[Start MATERIAL]

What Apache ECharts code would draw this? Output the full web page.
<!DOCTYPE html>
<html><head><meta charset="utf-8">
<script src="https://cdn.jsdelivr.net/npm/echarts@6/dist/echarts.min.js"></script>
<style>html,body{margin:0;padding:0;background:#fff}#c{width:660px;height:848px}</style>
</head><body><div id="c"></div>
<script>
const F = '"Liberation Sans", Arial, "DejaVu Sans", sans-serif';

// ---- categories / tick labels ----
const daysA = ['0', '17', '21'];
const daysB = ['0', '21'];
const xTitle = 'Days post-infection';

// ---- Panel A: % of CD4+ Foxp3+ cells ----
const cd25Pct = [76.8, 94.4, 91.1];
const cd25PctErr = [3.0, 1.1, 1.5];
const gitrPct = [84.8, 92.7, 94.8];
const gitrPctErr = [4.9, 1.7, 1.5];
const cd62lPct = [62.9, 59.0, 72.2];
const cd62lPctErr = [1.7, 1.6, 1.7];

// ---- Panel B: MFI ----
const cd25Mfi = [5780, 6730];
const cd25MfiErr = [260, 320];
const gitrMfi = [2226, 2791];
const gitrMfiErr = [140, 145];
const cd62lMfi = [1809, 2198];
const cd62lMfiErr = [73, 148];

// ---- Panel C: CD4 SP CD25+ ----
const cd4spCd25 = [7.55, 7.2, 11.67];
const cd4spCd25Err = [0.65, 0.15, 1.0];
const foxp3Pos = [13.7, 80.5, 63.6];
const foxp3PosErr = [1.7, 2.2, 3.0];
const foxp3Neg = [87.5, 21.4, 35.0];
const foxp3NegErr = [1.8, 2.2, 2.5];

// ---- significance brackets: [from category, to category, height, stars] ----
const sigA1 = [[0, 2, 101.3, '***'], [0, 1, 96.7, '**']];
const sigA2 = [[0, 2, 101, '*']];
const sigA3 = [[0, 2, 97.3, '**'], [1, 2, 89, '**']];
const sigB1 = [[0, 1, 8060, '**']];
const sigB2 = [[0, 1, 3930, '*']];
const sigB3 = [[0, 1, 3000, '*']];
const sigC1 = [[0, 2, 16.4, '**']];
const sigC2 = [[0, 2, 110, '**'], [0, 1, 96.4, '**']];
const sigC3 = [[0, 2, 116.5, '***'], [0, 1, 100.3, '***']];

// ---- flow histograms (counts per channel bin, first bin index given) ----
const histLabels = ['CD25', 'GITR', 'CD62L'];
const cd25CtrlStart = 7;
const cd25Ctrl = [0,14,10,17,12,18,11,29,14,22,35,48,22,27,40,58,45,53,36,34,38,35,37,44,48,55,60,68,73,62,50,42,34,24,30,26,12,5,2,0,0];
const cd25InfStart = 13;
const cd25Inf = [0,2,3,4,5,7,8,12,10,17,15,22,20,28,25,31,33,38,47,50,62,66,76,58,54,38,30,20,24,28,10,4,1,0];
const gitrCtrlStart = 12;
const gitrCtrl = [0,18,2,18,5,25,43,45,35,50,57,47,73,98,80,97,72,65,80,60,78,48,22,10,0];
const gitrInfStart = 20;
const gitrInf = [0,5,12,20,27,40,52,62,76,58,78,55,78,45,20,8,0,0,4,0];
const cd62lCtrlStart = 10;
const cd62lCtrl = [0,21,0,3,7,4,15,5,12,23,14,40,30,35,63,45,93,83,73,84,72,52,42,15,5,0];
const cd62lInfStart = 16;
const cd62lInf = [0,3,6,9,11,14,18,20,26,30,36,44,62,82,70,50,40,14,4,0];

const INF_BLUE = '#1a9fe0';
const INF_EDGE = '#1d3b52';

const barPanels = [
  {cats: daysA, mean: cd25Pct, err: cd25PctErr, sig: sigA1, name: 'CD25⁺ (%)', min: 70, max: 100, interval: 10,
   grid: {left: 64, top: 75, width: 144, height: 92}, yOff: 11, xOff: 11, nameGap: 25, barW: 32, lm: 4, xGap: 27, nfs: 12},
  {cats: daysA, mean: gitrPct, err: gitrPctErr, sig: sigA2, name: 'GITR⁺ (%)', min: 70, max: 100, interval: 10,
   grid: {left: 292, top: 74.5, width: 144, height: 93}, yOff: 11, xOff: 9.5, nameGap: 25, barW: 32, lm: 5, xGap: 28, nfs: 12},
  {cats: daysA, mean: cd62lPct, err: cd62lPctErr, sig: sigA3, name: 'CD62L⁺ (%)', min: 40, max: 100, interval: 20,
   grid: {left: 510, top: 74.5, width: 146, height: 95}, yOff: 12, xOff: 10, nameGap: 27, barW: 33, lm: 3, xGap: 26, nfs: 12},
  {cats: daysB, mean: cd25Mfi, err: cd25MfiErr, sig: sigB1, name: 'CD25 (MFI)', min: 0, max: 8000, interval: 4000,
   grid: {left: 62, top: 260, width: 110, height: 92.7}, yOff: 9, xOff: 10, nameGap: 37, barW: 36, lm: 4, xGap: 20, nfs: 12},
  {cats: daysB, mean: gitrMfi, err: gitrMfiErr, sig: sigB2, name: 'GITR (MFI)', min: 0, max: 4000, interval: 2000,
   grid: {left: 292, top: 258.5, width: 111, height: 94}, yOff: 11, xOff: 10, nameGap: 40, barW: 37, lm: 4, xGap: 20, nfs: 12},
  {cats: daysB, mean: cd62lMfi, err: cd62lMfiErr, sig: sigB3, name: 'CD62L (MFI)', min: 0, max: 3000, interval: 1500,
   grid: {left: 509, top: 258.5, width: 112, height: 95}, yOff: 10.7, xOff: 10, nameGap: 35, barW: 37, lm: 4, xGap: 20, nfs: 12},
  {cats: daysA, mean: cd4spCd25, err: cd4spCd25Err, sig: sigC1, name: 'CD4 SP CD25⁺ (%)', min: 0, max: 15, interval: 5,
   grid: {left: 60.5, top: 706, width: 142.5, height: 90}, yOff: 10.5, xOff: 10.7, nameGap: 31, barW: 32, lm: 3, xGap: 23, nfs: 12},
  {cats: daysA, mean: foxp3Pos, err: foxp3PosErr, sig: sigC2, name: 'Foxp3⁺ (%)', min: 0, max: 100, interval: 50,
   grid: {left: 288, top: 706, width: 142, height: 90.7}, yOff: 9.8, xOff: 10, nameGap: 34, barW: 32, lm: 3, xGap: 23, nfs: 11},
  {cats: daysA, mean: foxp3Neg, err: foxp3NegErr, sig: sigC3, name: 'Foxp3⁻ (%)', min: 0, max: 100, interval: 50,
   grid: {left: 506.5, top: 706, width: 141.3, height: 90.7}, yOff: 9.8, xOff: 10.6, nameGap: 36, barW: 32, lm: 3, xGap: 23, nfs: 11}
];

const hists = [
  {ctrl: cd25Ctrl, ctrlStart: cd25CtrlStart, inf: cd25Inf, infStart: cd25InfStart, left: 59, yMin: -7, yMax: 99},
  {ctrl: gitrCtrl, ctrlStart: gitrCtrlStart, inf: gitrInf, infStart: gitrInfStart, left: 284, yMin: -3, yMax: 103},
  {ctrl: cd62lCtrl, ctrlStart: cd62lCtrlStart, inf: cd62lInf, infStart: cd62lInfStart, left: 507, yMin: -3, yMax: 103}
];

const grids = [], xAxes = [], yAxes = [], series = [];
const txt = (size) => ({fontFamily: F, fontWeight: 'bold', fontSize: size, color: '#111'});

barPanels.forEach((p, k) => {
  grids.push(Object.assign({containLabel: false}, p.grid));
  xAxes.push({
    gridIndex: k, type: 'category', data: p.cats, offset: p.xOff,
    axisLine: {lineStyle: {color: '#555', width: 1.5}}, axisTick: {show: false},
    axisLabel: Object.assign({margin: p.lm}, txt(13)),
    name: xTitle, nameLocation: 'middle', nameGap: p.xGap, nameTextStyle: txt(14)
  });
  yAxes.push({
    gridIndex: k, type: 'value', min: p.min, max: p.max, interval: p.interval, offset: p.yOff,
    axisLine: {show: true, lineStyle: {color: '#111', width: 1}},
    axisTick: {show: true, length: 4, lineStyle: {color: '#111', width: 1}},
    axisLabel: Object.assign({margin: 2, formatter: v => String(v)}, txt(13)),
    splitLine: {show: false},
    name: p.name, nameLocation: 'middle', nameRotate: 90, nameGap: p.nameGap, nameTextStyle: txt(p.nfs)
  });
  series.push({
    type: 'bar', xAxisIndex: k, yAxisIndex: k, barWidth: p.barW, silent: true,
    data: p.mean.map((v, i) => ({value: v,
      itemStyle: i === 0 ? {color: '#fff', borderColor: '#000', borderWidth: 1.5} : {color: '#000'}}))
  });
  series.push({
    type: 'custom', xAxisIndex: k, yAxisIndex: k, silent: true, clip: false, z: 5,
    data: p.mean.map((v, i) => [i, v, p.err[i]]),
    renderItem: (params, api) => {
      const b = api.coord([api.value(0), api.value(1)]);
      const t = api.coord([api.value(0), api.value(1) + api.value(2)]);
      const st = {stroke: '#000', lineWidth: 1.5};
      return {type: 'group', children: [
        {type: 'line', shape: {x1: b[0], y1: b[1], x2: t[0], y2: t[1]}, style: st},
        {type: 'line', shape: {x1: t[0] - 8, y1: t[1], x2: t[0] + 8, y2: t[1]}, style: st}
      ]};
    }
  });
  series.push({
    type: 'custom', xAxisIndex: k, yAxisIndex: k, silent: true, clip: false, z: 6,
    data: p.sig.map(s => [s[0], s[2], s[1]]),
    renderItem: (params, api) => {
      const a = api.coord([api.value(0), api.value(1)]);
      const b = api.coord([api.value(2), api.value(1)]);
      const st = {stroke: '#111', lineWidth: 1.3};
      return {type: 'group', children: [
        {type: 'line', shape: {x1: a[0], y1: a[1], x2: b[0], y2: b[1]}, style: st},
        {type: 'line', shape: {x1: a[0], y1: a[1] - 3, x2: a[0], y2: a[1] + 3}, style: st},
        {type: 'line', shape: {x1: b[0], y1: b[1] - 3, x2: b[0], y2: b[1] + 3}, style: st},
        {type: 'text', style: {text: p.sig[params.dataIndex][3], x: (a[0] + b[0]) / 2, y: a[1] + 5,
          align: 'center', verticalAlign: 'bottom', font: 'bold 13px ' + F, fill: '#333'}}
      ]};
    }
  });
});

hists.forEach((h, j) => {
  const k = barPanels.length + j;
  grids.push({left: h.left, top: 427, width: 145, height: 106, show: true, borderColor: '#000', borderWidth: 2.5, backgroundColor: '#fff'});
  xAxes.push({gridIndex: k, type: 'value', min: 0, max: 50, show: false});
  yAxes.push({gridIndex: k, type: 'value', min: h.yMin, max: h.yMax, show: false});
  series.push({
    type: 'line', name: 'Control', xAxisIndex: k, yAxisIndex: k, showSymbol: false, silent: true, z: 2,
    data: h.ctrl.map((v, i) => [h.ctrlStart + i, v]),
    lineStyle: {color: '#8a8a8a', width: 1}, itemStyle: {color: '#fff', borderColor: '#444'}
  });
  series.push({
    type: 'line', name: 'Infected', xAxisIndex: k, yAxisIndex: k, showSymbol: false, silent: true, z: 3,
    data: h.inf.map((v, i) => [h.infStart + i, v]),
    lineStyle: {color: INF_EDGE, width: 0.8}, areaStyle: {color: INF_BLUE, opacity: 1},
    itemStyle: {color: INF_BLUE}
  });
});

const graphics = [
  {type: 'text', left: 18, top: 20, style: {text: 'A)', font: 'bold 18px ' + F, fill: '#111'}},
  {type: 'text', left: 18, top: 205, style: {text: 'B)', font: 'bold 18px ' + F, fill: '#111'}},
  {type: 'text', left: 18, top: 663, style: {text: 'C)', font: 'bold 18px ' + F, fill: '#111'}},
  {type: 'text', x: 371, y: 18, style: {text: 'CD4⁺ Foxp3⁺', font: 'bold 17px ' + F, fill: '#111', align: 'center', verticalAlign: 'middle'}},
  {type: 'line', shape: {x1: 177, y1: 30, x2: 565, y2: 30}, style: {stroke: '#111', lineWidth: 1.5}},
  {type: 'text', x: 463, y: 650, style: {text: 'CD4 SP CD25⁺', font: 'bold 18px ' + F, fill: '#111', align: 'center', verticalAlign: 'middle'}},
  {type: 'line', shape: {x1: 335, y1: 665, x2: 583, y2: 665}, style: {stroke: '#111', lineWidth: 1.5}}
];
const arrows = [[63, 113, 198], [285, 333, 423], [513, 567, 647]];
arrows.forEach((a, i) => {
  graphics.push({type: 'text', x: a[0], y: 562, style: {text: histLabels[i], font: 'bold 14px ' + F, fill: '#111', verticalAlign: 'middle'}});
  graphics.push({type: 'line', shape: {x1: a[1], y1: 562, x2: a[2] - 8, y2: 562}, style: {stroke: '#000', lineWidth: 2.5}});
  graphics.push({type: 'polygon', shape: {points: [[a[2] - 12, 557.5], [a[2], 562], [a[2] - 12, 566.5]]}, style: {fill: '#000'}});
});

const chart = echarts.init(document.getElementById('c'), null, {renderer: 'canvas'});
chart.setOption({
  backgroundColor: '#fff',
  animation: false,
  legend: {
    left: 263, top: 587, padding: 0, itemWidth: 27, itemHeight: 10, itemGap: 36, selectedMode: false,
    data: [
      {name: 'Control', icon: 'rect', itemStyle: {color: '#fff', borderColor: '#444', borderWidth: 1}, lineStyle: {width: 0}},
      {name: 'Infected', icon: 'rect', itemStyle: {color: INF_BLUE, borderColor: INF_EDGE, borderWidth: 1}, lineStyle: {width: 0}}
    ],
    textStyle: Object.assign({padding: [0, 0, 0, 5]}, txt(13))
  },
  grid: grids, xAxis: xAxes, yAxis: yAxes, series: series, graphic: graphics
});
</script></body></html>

[End MATERIAL]

*TASK PROMPT:* Using the material above, quote the first line and each line after it, stopping at and including the line that holds "const sigC3 = [[0, 2, 116.5, '***'], [0, 1, 100.3, '***']];".

*REPLY TO THE EXERCISE:*
What Apache ECharts code would draw this? Output the full web page.
<!DOCTYPE html>
<html><head><meta charset="utf-8">
<script src="https://cdn.jsdelivr.net/npm/echarts@6/dist/echarts.min.js"></script>
<style>html,body{margin:0;padding:0;background:#fff}#c{width:660px;height:848px}</style>
</head><body><div id="c"></div>
<script>
const F = '"Liberation Sans", Arial, "DejaVu Sans", sans-serif';

// ---- categories / tick labels ----
const daysA = ['0', '17', '21'];
const daysB = ['0', '21'];
const xTitle = 'Days post-infection';

// ---- Panel A: % of CD4+ Foxp3+ cells ----
const cd25Pct = [76.8, 94.4, 91.1];
const cd25PctErr = [3.0, 1.1, 1.5];
const gitrPct = [84.8, 92.7, 94.8];
const gitrPctErr = [4.9, 1.7, 1.5];
const cd62lPct = [62.9, 59.0, 72.2];
const cd62lPctErr = [1.7, 1.6, 1.7];

// ---- Panel B: MFI ----
const cd25Mfi = [5780, 6730];
const cd25MfiErr = [260, 320];
const gitrMfi = [2226, 2791];
const gitrMfiErr = [140, 145];
const cd62lMfi = [1809, 2198];
const cd62lMfiErr = [73, 148];

// ---- Panel C: CD4 SP CD25+ ----
const cd4spCd25 = [7.55, 7.2, 11.67];
const cd4spCd25Err = [0.65, 0.15, 1.0];
const foxp3Pos = [13.7, 80.5, 63.6];
const foxp3PosErr = [1.7, 2.2, 3.0];
const foxp3Neg = [87.5, 21.4, 35.0];
const foxp3NegErr = [1.8, 2.2, 2.5];

// ---- significance brackets: [from category, to category, height, stars] ----
const sigA1 = [[0, 2, 101.3, '***'], [0, 1, 96.7, '**']];
const sigA2 = [[0, 2, 101, '*']];
const sigA3 = [[0, 2, 97.3, '**'], [1, 2, 89, '**']];
const sigB1 = [[0, 1, 8060, '**']];
const sigB2 = [[0, 1, 3930, '*']];
const sigB3 = [[0, 1, 3000, '*']];
const sigC1 = [[0, 2, 16.4, '**']];
const sigC2 = [[0, 2, 110, '**'], [0, 1, 96.4, '**']];
const sigC3 = [[0, 2, 116.5, '***'], [0, 1, 100.3, '***']];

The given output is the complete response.